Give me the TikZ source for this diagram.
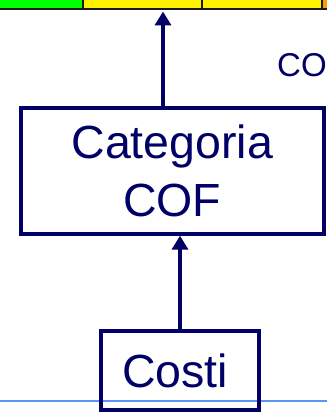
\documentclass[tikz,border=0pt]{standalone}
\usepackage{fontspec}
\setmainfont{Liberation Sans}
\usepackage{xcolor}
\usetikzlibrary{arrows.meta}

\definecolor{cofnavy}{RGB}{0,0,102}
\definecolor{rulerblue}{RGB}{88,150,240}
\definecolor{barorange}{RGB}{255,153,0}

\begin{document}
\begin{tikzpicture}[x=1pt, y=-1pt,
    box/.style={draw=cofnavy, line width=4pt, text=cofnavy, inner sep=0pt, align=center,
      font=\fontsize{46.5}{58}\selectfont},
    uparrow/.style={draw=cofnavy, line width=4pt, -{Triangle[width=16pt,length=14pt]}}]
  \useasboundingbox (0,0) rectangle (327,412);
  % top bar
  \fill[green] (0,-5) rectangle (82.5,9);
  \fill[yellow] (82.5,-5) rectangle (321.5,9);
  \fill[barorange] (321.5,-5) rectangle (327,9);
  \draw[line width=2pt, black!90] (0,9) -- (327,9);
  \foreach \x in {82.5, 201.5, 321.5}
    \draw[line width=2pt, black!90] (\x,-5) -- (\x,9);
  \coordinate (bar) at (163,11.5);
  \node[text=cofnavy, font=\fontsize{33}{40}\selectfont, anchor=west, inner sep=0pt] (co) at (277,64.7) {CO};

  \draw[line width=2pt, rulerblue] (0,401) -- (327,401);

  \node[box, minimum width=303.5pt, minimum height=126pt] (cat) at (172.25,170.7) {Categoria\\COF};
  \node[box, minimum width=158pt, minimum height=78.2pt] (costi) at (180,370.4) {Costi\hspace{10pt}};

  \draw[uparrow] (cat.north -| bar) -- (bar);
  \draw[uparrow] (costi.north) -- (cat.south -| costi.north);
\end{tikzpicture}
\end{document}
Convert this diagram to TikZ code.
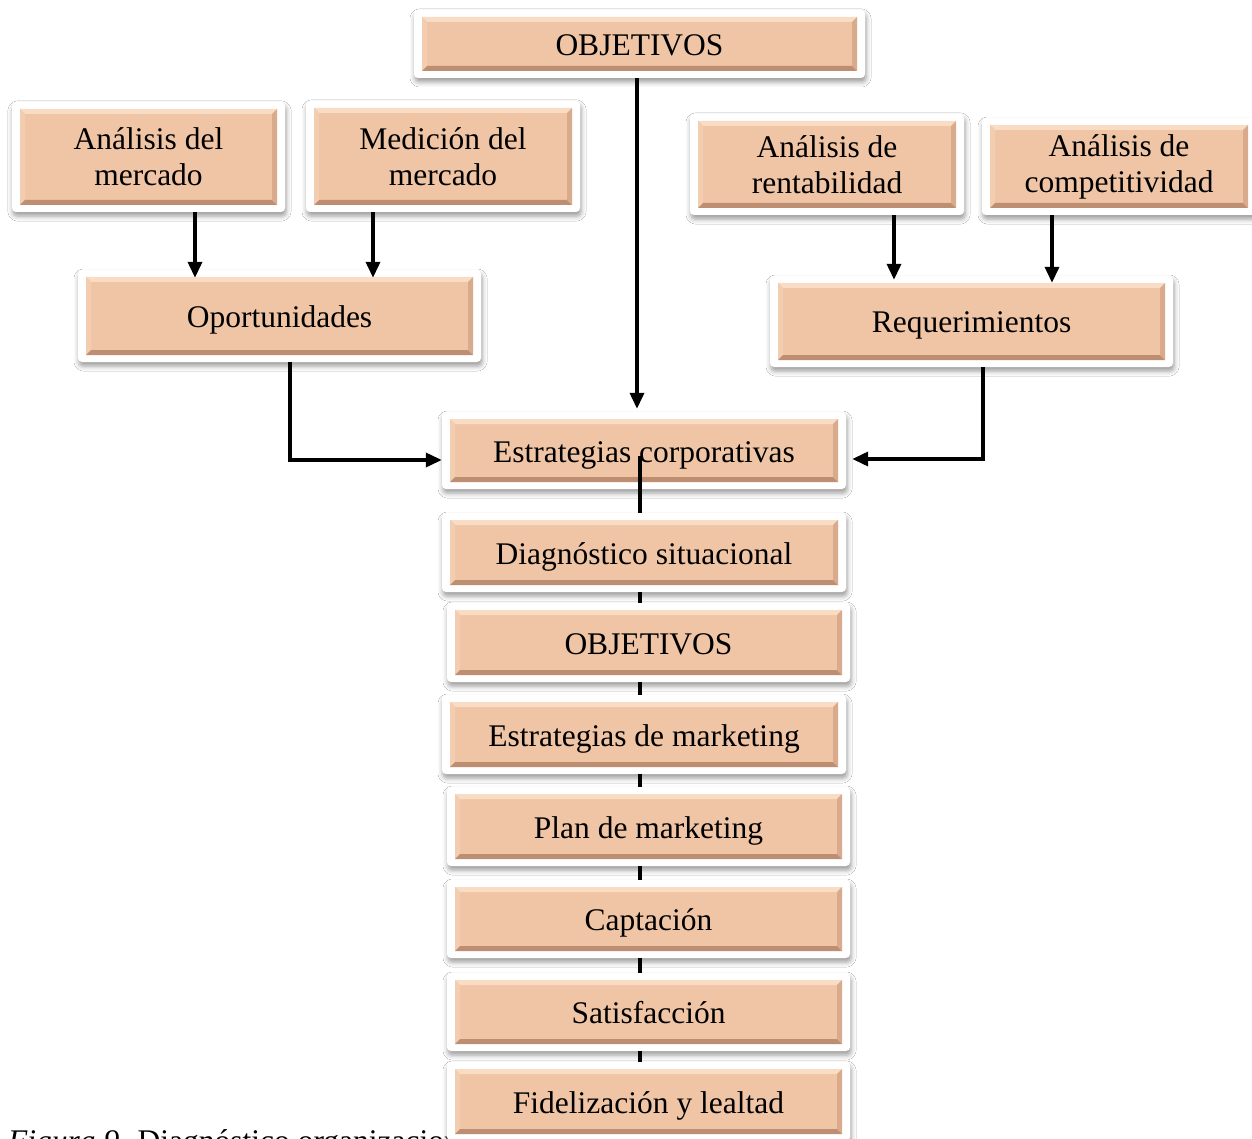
--- --- ---
### TO DO
Every line of the data should be copied as it stands, without the images.

### ANSWER
Give me the TikZ source for this diagram.
\documentclass[tikz,border=0pt]{standalone}
\usepackage{fontspec}
\setmainfont{Liberation Sans}
\usepackage{xcolor}
\usetikzlibrary{arrows.meta}

\definecolor{cofnavy}{RGB}{0,0,102}
\definecolor{rulerblue}{RGB}{88,150,240}
\definecolor{barorange}{RGB}{255,153,0}

\begin{document}
\begin{tikzpicture}[x=1pt, y=-1pt,
    box/.style={draw=cofnavy, line width=4pt, text=cofnavy, inner sep=0pt, align=center,
      font=\fontsize{46.5}{58}\selectfont},
    uparrow/.style={draw=cofnavy, line width=4pt, -{Triangle[width=16pt,length=14pt]}}]
  \useasboundingbox (0,0) rectangle (327,412);
  % top bar
  \fill[green] (0,-5) rectangle (82.5,9);
  \fill[yellow] (82.5,-5) rectangle (321.5,9);
  \fill[barorange] (321.5,-5) rectangle (327,9);
  \draw[line width=2pt, black!90] (0,9) -- (327,9);
  \foreach \x in {82.5, 201.5, 321.5}
    \draw[line width=2pt, black!90] (\x,-5) -- (\x,9);
  \coordinate (bar) at (163,11.5);
  \node[text=cofnavy, font=\fontsize{33}{40}\selectfont, anchor=west, inner sep=0pt] (co) at (277,64.7) {CO};

  \draw[line width=2pt, rulerblue] (0,401) -- (327,401);

  \node[box, minimum width=303.5pt, minimum height=126pt] (cat) at (172.25,170.7) {Categoria\\COF};
  \node[box, minimum width=158pt, minimum height=78.2pt] (costi) at (180,370.4) {Costi\hspace{10pt}};

  \draw[uparrow] (cat.north -| bar) -- (bar);
  \draw[uparrow] (costi.north) -- (cat.south -| costi.north);
\end{tikzpicture}
\end{document}
Convert this diagram to TikZ code.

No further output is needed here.